After specificity(), these caret functions round out classification evaluation:

  • sensitivity(): true positive rate, the companion metric to specificity
  • posPredValue(): positive predictive value (precision); the column-wise twin of sensitivity
  • negPredValue(): negative predictive value; precision for the negative class
  • confusionMatrix(): full classifier scorecard with both overall and per-class metrics
  • twoClassSummary(): drop-in summaryFunction for trainControl that returns ROC, sensitivity, and specificity per resample

FAQ

Is caret specificity the same as true negative rate?

Yes. caret defines specificity as TN / (TN + FP), the same formula epidemiologists call true negative rate or selectivity. The numbers are identical; only the field convention differs.
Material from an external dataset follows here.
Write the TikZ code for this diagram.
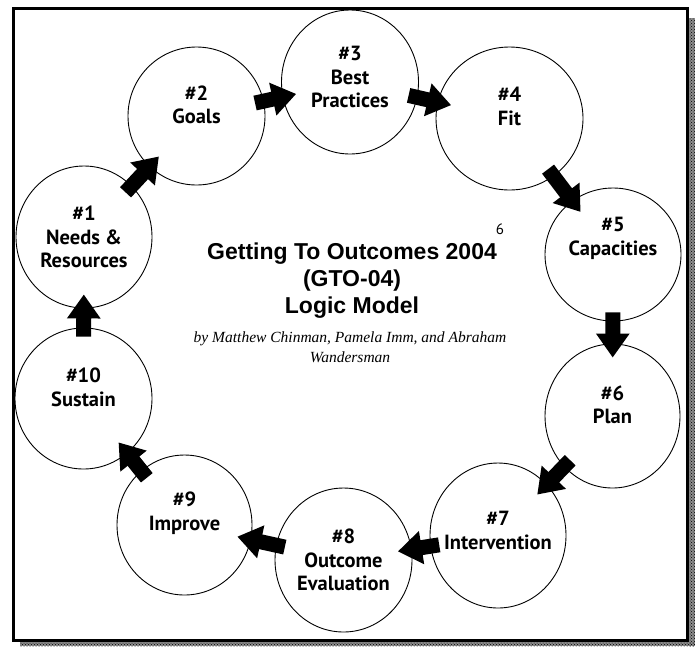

Why does caret specificity return 0 when my model looks fine?

Usually the negative class is set to the wrong level. caret defaults to every level except the first, so for c("no", "yes") it reads specificity off the "yes" row, which is empty in your positives. Pass negative = "no" and the number should jump.

How do I compute specificity for each class in a multi-class problem?

Binarise the labels per class, then call specificity(pred_bin, ref_bin, negative = "other"). caret's stock per-class output via confusionMatrix()$byClass[, "Specificity"] does the same thing in one call and is usually faster than the loop.

What is the difference between specificity and precision?

Specificity is TN / (TN + FP): of all true negatives, how many did we leave alone. Precision is TP / (TP + FP): of all positive predictions, how many were right. Both penalise false positives, but specificity normalises by the negative population while precision normalises by predictions, so they diverge sharply on imbalanced data.

Can I use specificity inside trainControl for model tuning?

Yes. Set summaryFunction = twoClassSummary and classProbs = TRUE in trainControl(), then pick metric = "Spec" in train(). caret will tune hyperparameters to maximise average specificity across resamples.